Tenemos a Carlina, que parió a São sola: “Era su segundo parto y fue tan rápido, tan repentino, que no le dio tiempo a avisar a nadie. Tan sólo sintió aquella humedad entre las piernas, un fuerte chorro de líquido que se deslizaba caliente por la piel hasta el suelo, y el peso de algo duro y resistente que luchaba por salir de su vientre. Sabía bien lo que ocurría. Apenas pudo coger la manta del camastro y colocarla a sus pies. Se acuclilló, empujó fuerte lanzando un pequeño grito, volvió a empujar, dos, tres veces, y allí estaba la criatura. La miró, incrédula y jadeante. Era una niña, y en apariencia estaba bien. Se revolvía como un gusano, apretando fuerte los puños, agitándolos desesperadamente contra el aire, y trataba de abrir los ojos, con el esfuerzo de alguien que regresa después de un sueño muy largo. Cuando lo logró, rompió a llorar. Un llanto agudo y seco, apagado por el ruido brutal de la tromba de agua que descargaba en aquel momento sobre la casa y la aldea”.

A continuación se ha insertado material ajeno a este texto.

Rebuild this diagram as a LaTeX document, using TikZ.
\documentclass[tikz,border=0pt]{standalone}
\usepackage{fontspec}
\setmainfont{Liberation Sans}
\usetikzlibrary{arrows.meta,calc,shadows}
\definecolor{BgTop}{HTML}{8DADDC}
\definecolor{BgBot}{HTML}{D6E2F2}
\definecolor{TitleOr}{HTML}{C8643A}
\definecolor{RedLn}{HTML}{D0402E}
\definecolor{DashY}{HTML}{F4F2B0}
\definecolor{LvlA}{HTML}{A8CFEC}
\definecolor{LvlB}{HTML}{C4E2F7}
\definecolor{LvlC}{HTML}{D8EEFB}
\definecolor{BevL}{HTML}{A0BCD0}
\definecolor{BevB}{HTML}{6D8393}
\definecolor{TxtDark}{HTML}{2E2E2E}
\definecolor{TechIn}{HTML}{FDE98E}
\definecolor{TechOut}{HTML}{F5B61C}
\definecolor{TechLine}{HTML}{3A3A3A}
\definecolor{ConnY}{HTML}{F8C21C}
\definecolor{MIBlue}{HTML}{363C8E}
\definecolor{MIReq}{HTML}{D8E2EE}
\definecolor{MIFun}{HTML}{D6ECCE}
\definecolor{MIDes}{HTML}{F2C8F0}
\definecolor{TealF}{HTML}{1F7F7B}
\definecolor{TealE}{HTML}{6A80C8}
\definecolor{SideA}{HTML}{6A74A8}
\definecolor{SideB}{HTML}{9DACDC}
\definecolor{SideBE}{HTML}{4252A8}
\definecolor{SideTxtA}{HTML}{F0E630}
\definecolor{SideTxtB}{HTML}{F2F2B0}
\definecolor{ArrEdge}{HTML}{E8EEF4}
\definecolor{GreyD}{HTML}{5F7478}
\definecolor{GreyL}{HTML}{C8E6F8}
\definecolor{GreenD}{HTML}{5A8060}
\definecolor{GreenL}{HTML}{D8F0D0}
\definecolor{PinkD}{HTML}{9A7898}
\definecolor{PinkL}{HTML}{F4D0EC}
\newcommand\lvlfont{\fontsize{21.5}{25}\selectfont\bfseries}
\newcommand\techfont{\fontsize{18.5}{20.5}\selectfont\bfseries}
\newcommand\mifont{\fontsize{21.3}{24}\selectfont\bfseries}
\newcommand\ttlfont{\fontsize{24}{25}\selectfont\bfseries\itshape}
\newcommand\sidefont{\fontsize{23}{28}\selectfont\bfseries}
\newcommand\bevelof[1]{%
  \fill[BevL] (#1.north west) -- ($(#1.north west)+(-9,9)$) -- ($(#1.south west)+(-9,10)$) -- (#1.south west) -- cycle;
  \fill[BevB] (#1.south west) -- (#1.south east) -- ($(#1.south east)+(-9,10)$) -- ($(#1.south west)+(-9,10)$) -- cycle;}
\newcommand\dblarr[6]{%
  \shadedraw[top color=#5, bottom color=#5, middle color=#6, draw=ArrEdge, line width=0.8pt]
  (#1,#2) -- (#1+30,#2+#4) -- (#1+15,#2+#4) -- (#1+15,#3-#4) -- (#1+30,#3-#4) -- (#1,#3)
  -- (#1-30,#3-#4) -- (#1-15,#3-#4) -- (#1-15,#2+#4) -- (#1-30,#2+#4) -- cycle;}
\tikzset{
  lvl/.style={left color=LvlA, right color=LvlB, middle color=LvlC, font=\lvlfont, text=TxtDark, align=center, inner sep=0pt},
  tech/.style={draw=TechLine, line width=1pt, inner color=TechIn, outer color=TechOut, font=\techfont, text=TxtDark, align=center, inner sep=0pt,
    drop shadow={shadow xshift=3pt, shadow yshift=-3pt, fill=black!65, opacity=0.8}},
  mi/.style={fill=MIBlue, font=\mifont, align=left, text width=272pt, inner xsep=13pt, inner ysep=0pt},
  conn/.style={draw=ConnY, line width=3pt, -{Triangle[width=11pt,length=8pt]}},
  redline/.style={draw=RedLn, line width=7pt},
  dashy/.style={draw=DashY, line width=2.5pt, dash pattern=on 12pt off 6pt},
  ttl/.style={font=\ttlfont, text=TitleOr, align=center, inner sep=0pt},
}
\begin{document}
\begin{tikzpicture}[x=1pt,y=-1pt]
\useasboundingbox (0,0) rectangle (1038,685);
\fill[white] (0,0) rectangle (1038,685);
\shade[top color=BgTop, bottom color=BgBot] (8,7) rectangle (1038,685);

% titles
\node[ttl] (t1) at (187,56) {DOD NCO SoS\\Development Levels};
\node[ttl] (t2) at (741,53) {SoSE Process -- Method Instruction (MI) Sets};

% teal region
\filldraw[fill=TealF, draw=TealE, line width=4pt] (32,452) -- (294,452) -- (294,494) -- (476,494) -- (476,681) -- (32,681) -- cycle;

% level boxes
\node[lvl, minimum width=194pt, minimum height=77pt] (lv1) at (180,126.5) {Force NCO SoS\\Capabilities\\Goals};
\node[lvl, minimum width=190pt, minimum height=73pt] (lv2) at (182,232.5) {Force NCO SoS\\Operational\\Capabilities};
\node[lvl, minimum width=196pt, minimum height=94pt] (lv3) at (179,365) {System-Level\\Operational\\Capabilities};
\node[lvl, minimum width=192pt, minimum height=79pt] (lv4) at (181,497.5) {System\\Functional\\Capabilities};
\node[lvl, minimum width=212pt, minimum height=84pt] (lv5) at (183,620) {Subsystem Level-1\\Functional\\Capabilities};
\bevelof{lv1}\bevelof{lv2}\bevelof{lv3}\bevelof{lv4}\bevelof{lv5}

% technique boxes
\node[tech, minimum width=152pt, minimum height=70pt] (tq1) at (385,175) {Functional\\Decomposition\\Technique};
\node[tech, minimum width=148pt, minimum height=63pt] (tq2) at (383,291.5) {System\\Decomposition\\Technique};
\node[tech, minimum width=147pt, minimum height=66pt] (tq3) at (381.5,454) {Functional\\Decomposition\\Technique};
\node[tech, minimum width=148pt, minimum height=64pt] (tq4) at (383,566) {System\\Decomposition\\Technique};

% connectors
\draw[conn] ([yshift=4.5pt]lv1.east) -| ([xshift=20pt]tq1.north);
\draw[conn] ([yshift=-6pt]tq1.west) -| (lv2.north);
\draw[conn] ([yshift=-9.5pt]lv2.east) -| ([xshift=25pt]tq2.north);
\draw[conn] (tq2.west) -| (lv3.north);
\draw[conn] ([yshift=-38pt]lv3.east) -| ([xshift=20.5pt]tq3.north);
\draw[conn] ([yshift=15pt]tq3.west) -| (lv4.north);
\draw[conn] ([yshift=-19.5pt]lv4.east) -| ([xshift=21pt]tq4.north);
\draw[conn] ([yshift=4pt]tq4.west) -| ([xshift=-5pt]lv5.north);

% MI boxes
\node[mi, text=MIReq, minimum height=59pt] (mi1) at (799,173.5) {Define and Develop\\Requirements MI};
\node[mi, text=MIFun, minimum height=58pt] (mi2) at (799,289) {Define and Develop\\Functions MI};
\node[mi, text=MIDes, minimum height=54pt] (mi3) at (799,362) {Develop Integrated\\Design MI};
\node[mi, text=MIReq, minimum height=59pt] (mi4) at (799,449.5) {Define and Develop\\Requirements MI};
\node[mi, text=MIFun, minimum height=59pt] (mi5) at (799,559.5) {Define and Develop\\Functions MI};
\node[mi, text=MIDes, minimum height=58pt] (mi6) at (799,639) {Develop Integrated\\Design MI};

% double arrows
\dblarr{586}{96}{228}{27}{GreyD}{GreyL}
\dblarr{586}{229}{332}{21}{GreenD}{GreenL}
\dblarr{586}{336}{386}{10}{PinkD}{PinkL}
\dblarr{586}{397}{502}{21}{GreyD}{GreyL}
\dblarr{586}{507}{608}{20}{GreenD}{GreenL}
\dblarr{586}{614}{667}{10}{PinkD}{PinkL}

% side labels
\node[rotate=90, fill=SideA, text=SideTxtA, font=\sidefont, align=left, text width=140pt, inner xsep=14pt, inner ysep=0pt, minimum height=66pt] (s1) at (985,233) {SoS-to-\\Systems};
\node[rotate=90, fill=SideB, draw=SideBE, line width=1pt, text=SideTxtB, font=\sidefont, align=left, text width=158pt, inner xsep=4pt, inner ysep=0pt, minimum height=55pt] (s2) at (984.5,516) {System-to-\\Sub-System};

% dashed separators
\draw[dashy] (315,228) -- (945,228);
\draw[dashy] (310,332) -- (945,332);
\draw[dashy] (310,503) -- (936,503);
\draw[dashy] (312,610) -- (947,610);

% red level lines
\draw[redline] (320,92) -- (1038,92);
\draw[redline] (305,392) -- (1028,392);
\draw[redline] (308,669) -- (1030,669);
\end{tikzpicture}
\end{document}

Y tenemos a São: “Carlina sólo la llevó con ella a Carvoeiros mientras le dio de mamar, hasta que cumplió los seis meses. Era una niña tranquila como una persona adulta, que apenas se movía, aguardaba pacientemente el momento de alimentarse y, cuando estaba despierta, parecía contemplarlo todo con un enorme interés, igual que si realmente estuviera fijándose en el comportamiento ajeno y tratase de entenderlo, fingiendo hacia él una muda indiferencia. A pesar de todo, a su madre la molestaba. Sentía que llevaba un peso enorme a sus espaldas, que acarreaba un mundo entero, con sus guerras y sus sosiegos, algo ajeno a ella misma y de lo que no quería ser responsable”.

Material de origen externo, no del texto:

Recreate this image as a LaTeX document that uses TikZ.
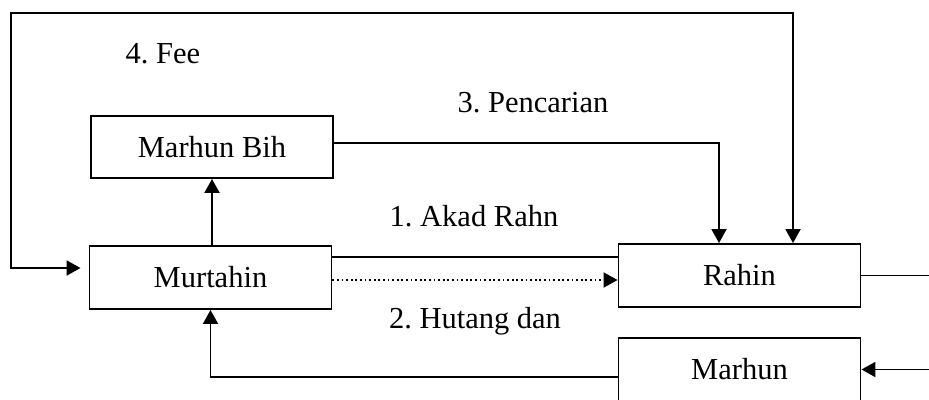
\documentclass[tikz,border=0pt]{standalone}
\usepackage{fontspec}
\setmainfont{Liberation Serif}
\usetikzlibrary{arrows.meta}
\frenchspacing
\begin{document}
\begin{tikzpicture}[x=1pt,y=-1pt, line width=1.9pt,
  txt/.style={font=\fontsize{30.5}{36}\selectfont},
  box/.style={draw, txt, minimum width=242pt, minimum height=62pt, inner sep=0pt},
  lbl/.style={txt, anchor=base, inner sep=0pt},
  tip/.tip={Triangle[length=14pt,width=15pt]},
  arr/.style={-tip},
  dots/.style={dash pattern=on 1.8pt off 2.8pt}]
\clip (0,0) rectangle (929,399);
\useasboundingbox (0,0) rectangle (929,399);
% boxes
\node[box] (bih) at (212,147) {Marhun Bih};
\node[box, minimum height=63pt] (mur) at (210.5,277.5) {Murtahin};
\node[box, minimum height=63pt] (rah) at (739.5,275.5) {Rahin};
\node[box, minimum height=63pt] (mar) at (739.5,369.5) {Marhun};
% labels
\node[lbl] (fee) at (163,63) {4. Fee};
\node[lbl] (pen) at (533,112) {3. Pencarian};
\node[lbl] (akad) at (474,226) {1. Akad Rahn};
\node[lbl] (hut) at (475,328) {2. Hutang dan};
% free ends
\coordinate (tl) at (11,13);
\coordinate (rr) at (929,275.5);
\coordinate (mr) at (929,369.5);
% connectors
\draw[tip-tip, shorten >=8pt] ([xshift=53.5pt]rah.north) |- (tl) |- ([yshift=9.5pt]mur.west);
\draw[arr] ([yshift=4pt]bih.east) -| ([xshift=-20.5pt]rah.north);
\draw[arr] (mur.north -| bih.south) -- (bih.south);
\draw ([yshift=20.5pt]mur.east) -- ([yshift=18.5pt]rah.west);
\draw[arr, dots] ([yshift=-2.5pt]mur.east) -- ([yshift=-4.5pt]rah.west);
\draw (rah.east) -- (rr);
\draw[arr] (mr) -- (mar.east);
\draw[arr] ([yshift=-7.5pt]mar.west) -| (mur.south);
\end{tikzpicture}
\end{document}
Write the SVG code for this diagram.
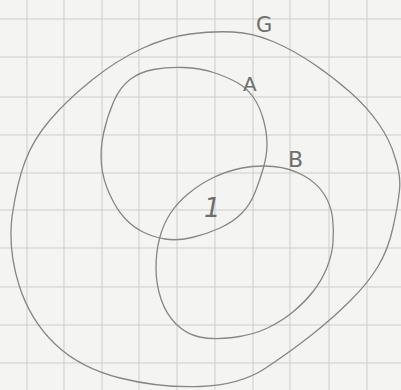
<svg xmlns="http://www.w3.org/2000/svg" width="401" height="390" viewBox="0 0 401 390">
<style>
.grid{stroke:#cdcdcb;stroke-width:1;fill:none}
.set{fill:none;stroke:#868686;stroke-width:1.3;stroke-linecap:round;stroke-linejoin:round}
.lbl{font-family:"DejaVu Sans","Liberation Sans",sans-serif;fill:#6e6e6e}
</style>
<rect width="401" height="390" fill="#f4f4f2"/>
<g id="grid" class="grid">
<path d="M27 0V390M64 0V390M102 0V390M139 0V390M177 0V390M215 0V390M253 0V390M290 0V390M329 0V390M367 0V390"/>
<path d="M0 19H401M0 57H401M0 97H401M0 135H401M0 173H401M0 210H401M0 248H401M0 287H401M0 325H401M0 363H401"/>
</g>
<g id="G">
<path class="set" d="M 233 32 Q 253 33 273 41.5 Q 293 50 313 63.5 Q 333 77 350 92 Q 367 107 378.5 123.5 Q 390 140 395 157.5 Q 401 175 399.5 190 Q 398 205 393 227.5 Q 388 250 378 266.5 Q 368 283 350.5 300.5 Q 333 318 311.5 335 Q 290 352 265 368.5 Q 240 385 200 386.5 Q 160 388 120 378 Q 80 368 55 344 Q 30 320 19 285 Q 8 250 12 216.5 Q 17 183 25 161.5 Q 33 140 50 120 Q 67 100 92 80 Q 117 60 142 48.5 Q 167 37 190 34 Q 213 31 233 32 Z"/>
<text class="lbl" x="256" y="32" font-size="21">G</text>
</g>
<g id="A">
<path class="set" d="M 103.5 133.5 Q 107 117 113.5 102 Q 120 87 130 79.5 Q 140 72 153.5 69.5 Q 167 67 183.5 67.5 Q 200 68 213.5 72.5 Q 227 77 237 82.5 Q 247 88 253.5 97.5 Q 260 107 263.5 120 Q 267 133 267 144 Q 267 155 263.5 167.5 Q 260 180 255 192.5 Q 250 205 241.5 213.5 Q 233 222 220 228 Q 207 234 192 237.5 Q 177 241 165 239 Q 153 237 143 232 Q 133 227 125 218.5 Q 117 210 110 195 Q 103 180 101.5 165 Q 100 150 103.5 133.5 Z"/>
<text class="lbl" x="243" y="91" font-size="20">A</text>
</g>
<g id="B">
<path class="set" d="M 273.5 166.5 Q 290 168 303.5 175.5 Q 317 183 324 194 Q 331 205 332.5 217.5 Q 334 230 333 242.5 Q 332 255 327 267.5 Q 322 280 313.5 291 Q 305 302 293.5 311.5 Q 282 321 267.5 328 Q 253 335 233 337.5 Q 213 340 199.5 337 Q 186 334 176 324 Q 166 314 161 299 Q 156 284 156 268 Q 156 252 159.5 238.5 Q 163 225 170 214 Q 177 203 188.5 193.5 Q 200 184 213.5 177.5 Q 227 171 242 168 Q 257 165 273.5 166.5 Z"/>
<text class="lbl" x="288" y="167" font-size="22">B</text>
</g>
<g id="intersection">
<text class="lbl" x="204" y="217" font-size="26" font-style="italic" fill="#555555">1</text>
</g>
</svg>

Siendo ya, cada una a su manera, maltratadas por los sinsabores de la vida, tropezarán con la experiencia del auténtico maltratador, como siempre, lobo con la piel de cordero, que entrará sigilosamente en la vida de la joven São: “Él le había prometido buscarle una casa. Le había prometido ayudarla a encontrar trabajo. Le había prometido enseñarle cada rincón de la ciudad. Le había prometido llevarla a bailar los sábados por la noche. Le había prometido que cuidaría de ella y nunca la dejaría llorar, aunque se sintiera desanimada, aunque echara de menos las oscuras lavas de Cabo Verde y los dragos altivos, aunque alguien quisiera insultarla llamándola negra, aunque el misterioso frío del invierno europeo se le metiera dentro de los huesos y la hiciera creerse frágil e inservible. Él estaría a su lado, y ella resplandecería y se sentiría hermosa junto a su hombre hermoso y resplandeciente, y toda esa belleza sería la belleza de Lisboa, de las calles agitadas y del metro ruidoso, la belleza del cielo sobre el ancho río y de las viejas piedras doradas, la belleza de la propia vida, que la asaltaba ahora desde cualquier rincón insospechado, dejándola conmovida y vacilante”.

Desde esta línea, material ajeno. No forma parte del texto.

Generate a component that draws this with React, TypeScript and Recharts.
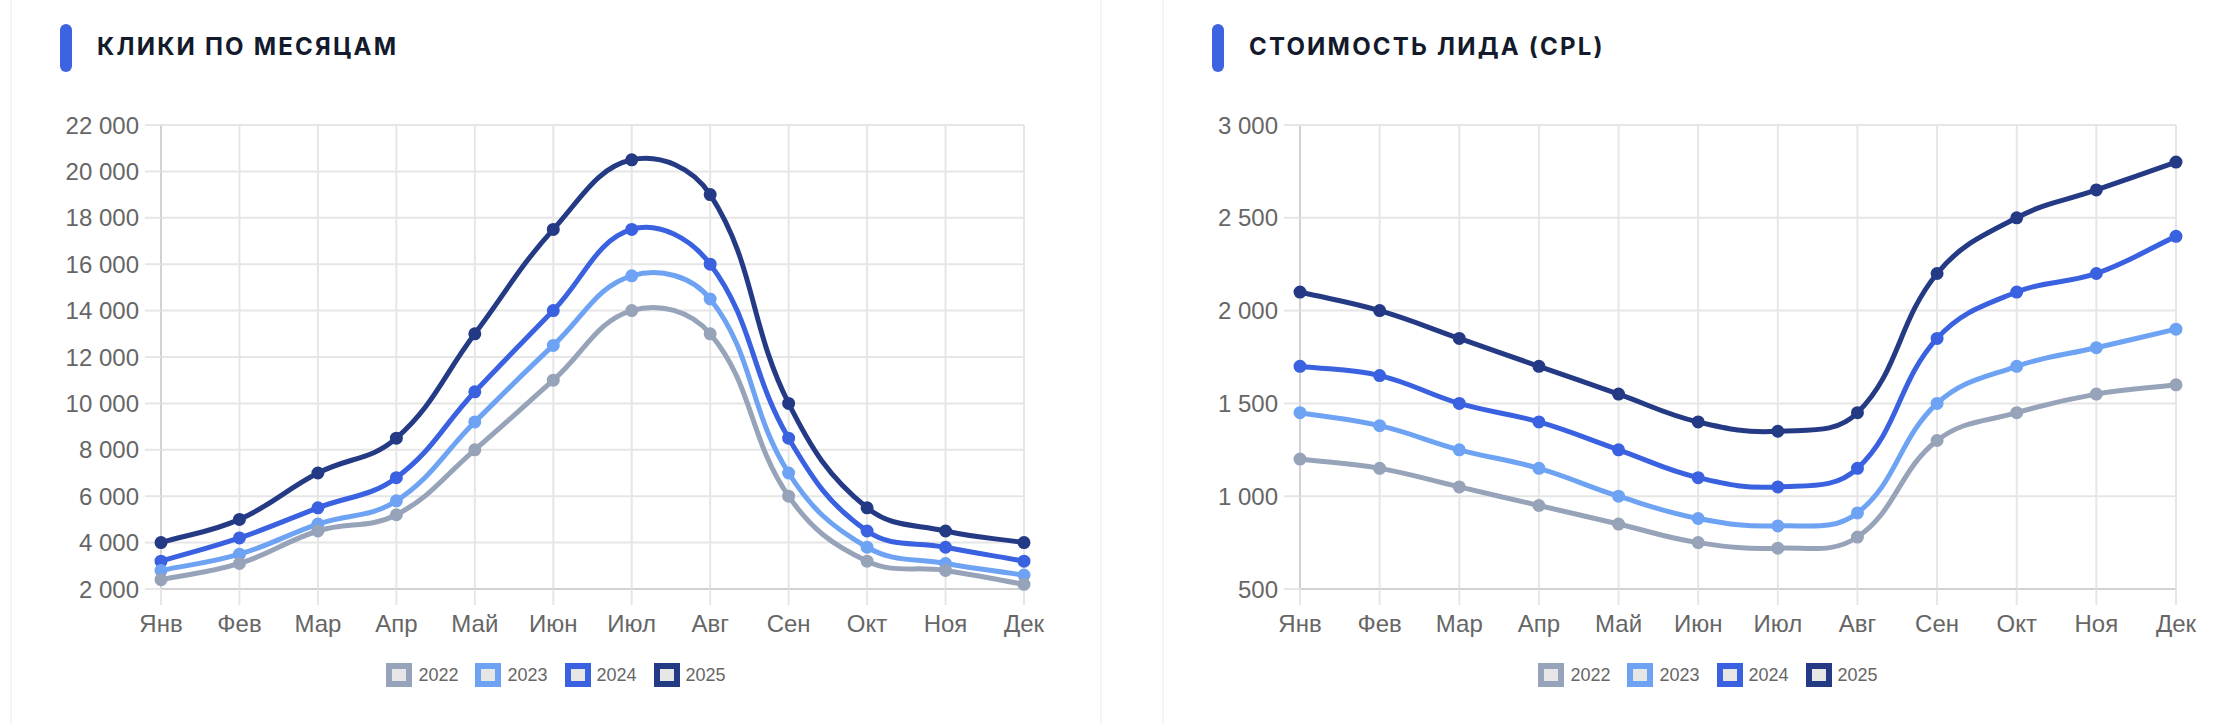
import React from 'react';
import { LineChart, Line, XAxis, YAxis, CartesianGrid } from 'recharts';

const months = ['Янв', 'Фев', 'Мар', 'Апр', 'Май', 'Июн', 'Июл', 'Авг', 'Сен', 'Окт', 'Ноя', 'Дек'];
const years = ['2022', '2023', '2024', '2025'];
const colors = ['#97a3b8', '#6ea3f4', '#3a62e0', '#243a85'];

const clicks2022 = [2400, 3100, 4500, 5200, 8000, 11000, 14000, 13000, 6000, 3200, 2800, 2200];
const clicks2023 = [2800, 3500, 4800, 5800, 9200, 12500, 15500, 14500, 7000, 3800, 3100, 2600];
const clicks2024 = [3200, 4200, 5500, 6800, 10500, 14000, 17500, 16000, 8500, 4500, 3800, 3200];
const clicks2025 = [4000, 5000, 7000, 8500, 13000, 17500, 20500, 19000, 10000, 5500, 4500, 4000];

const cpl2022 = [1200, 1150, 1050, 950, 850, 750, 720, 780, 1300, 1450, 1550, 1600];
const cpl2023 = [1450, 1380, 1250, 1150, 1000, 880, 840, 910, 1500, 1700, 1800, 1900];
const cpl2024 = [1700, 1650, 1500, 1400, 1250, 1100, 1050, 1150, 1850, 2100, 2200, 2400];
const cpl2025 = [2100, 2000, 1850, 1700, 1550, 1400, 1350, 1450, 2200, 2500, 2650, 2800];

const clicksTicks = [2000, 4000, 6000, 8000, 10000, 12000, 14000, 16000, 18000, 20000, 22000];
const cplTicks = [500, 1000, 1500, 2000, 2500, 3000];

const clicksTitle = 'КЛИКИ ПО МЕСЯЦАМ';
const cplTitle = 'СТОИМОСТЬ ЛИДА (CPL)';

const buildRows = (series: number[][]) =>
  months.map((m, i) => {
    const row: Record<string, string | number> = { month: m };
    years.forEach((y, k) => {
      row['y' + y] = series[k][i];
    });
    return row;
  });

const clicksData = buildRows([clicks2022, clicks2023, clicks2024, clicks2025]);
const cplData = buildRows([cpl2022, cpl2023, cpl2024, cpl2025]);

const fmt = (v: number) => String(v).replace(/\B(?=(\d{3})+(?!\d))/g, '\u00a0');

const FONT = "'Liberation Sans', Arial, Helvetica, sans-serif";

// Chart.js-style bezier spline (tension 0.4) as a d3 curve factory
function chartJsCurve(context: any) {
  let xs: number[] = [];
  let ys: number[] = [];
  return {
    areaStart() {},
    areaEnd() {},
    lineStart() {
      xs = [];
      ys = [];
    },
    point(x: number, y: number) {
      xs.push(+x);
      ys.push(+y);
    },
    lineEnd() {
      const n = xs.length;
      if (!n) return;
      const T = 0.4;
      const cpPrev: number[][] = [];
      const cpNext: number[][] = [];
      for (let i = 0; i < n; i++) {
        const pi = i > 0 ? i - 1 : 0;
        const ni = Math.min(i + 1, n - 1);
        const d01 = Math.hypot(xs[i] - xs[pi], ys[i] - ys[pi]);
        const d12 = Math.hypot(xs[ni] - xs[i], ys[ni] - ys[i]);
        let s01 = d01 / (d01 + d12);
        let s12 = d12 / (d01 + d12);
        if (isNaN(s01)) s01 = 0;
        if (isNaN(s12)) s12 = 0;
        const fa = T * s01;
        const fb = T * s12;
        const dx = xs[ni] - xs[pi];
        const dy = ys[ni] - ys[pi];
        cpPrev.push([xs[i] - fa * dx, ys[i] - fa * dy]);
        cpNext.push([xs[i] + fb * dx, ys[i] + fb * dy]);
      }
      context.moveTo(xs[0], ys[0]);
      for (let i = 1; i < n; i++) {
        context.bezierCurveTo(cpNext[i - 1][0], cpNext[i - 1][1], cpPrev[i][0], cpPrev[i][1], xs[i], ys[i]);
      }
    },
  };
}

type CardProps = {
  left: number;
  title: string;
  data: any[];
  ticks: number[];
  yWidth: number;
};

function Card({ left, title, data, ticks, yWidth }: CardProps) {
  const order = [3, 2, 1, 0];
  return (
    <>
      <div
        style={{
          position: 'absolute',
          left: left - 1,
          top: -40,
          width: 1092,
          height: 860,
          border: '2px solid #f4f4f5',
          boxSizing: 'border-box',
          borderRadius: 16,
        }}
      />
      <div style={{ position: 'absolute', left, top: 0, width: 1090, height: 724 }}>
        <div
          style={{
            position: 'absolute',
            left: 49,
            top: 24,
            width: 12,
            height: 48,
            borderRadius: 6,
            background: '#3b63e2',
          }}
        />
        <div
          style={{
            position: 'absolute',
            left: 86,
            top: 23,
            height: 48,
            lineHeight: '48px',
            fontFamily: "Inter, 'Liberation Sans', Arial, sans-serif",
            fontWeight: 700,
            fontSize: 24,
            letterSpacing: 2.2,
            color: '#131a2b',
            whiteSpace: 'nowrap',
          }}
        >
          {title}
        </div>
        <div style={{ position: 'absolute', left: 0, top: 0 }}>
          <LineChart width={1090} height={724} data={data} margin={{ top: 125, right: 77, bottom: 95, left: 0 }}>
            <CartesianGrid stroke="#e6e6e6" strokeWidth={2} />
            <XAxis
              dataKey="month"
              interval={0}
              height={40}
              tickSize={16}
              tickMargin={10}
              axisLine={{ stroke: '#d2d2d2', strokeWidth: 2 }}
              tickLine={{ stroke: '#e6e6e6', strokeWidth: 2 }}
              tick={{ fill: '#666666', fontSize: 24, fontFamily: FONT }}
            />
            <YAxis
              type="number"
              width={yWidth}
              domain={[ticks[0], ticks[ticks.length - 1]]}
              ticks={ticks}
              interval={0}
              tickSize={16}
              tickMargin={6}
              tickFormatter={fmt}
              axisLine={{ stroke: '#d2d2d2', strokeWidth: 2 }}
              tickLine={{ stroke: '#e6e6e6', strokeWidth: 2 }}
              tick={{ fill: '#666666', fontSize: 24, fontFamily: FONT }}
            />
            {order.map((k) => (
              <Line
                key={years[k]}
                type={chartJsCurve as any}
                dataKey={'y' + years[k]}
                stroke={colors[k]}
                strokeWidth={5}
                dot={{ r: 5.5, fill: colors[k], stroke: colors[k], strokeWidth: 2 }}
                activeDot={false}
                isAnimationActive={false}
              />
            ))}
          </LineChart>
        </div>
        <div
          style={{
            position: 'absolute',
            left: 0,
            top: 663,
            width: 1090,
            display: 'flex',
            justifyContent: 'center',
            alignItems: 'center',
            fontFamily: FONT,
            fontSize: 18,
            color: '#666666',
          }}
        >
          {years.map((y, k) => (
            <div key={y} style={{ display: 'flex', alignItems: 'center', marginRight: k < years.length - 1 ? 17 : 0 }}>
              <div
                style={{
                  width: 26,
                  height: 24,
                  boxSizing: 'border-box',
                  border: `6px solid ${colors[k]}`,
                  background: '#e6e6e6',
                  marginRight: 6,
                }}
              />
              <span style={{ lineHeight: '24px' }}>{y}</span>
            </div>
          ))}
        </div>
      </div>
    </>
  );
}

export default function App() {
  return (
    <div
      style={{
        position: 'absolute',
        left: 0,
        top: 0,
        width: 2224,
        height: 724,
        overflow: 'hidden',
        background: '#ffffff',
      }}
    >
      <Card left={11} title={clicksTitle} data={clicksData} ticks={clicksTicks} yWidth={150} />
      <Card left={1163} title={cplTitle} data={cplData} ticks={cplTicks} yWidth={137} />
    </div>
  );
}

Fue un instante, un gesto extraño, “la boca torcida hacia la izquierda, el labio de arriba separado, dejando entrever los dientes, y algo rojizo en el fondo de los ojos, un destello del que parecían emanar rabia e ira”. Una advertencia en medio de la incredulidad, un aviso que será acallado por una segunda oportunidad… una tercera, una cuarta, un límite. Finalmente, una huida. Y en esa huida el encuentro con nuestra narradora. Dos mujeres unidas por el azar, por la necesidad, cada una con su dolor, con su miedo, pero de diferente intensidad, si es que eso puede medirse, o quizá se trate sólo de naturalezas, de resistencias, de tiempos.
Ambas se darán y se devolverán luz, cobijo, fortaleza, seguridad, equilibrio, consejo… y sobre todo, esperanza.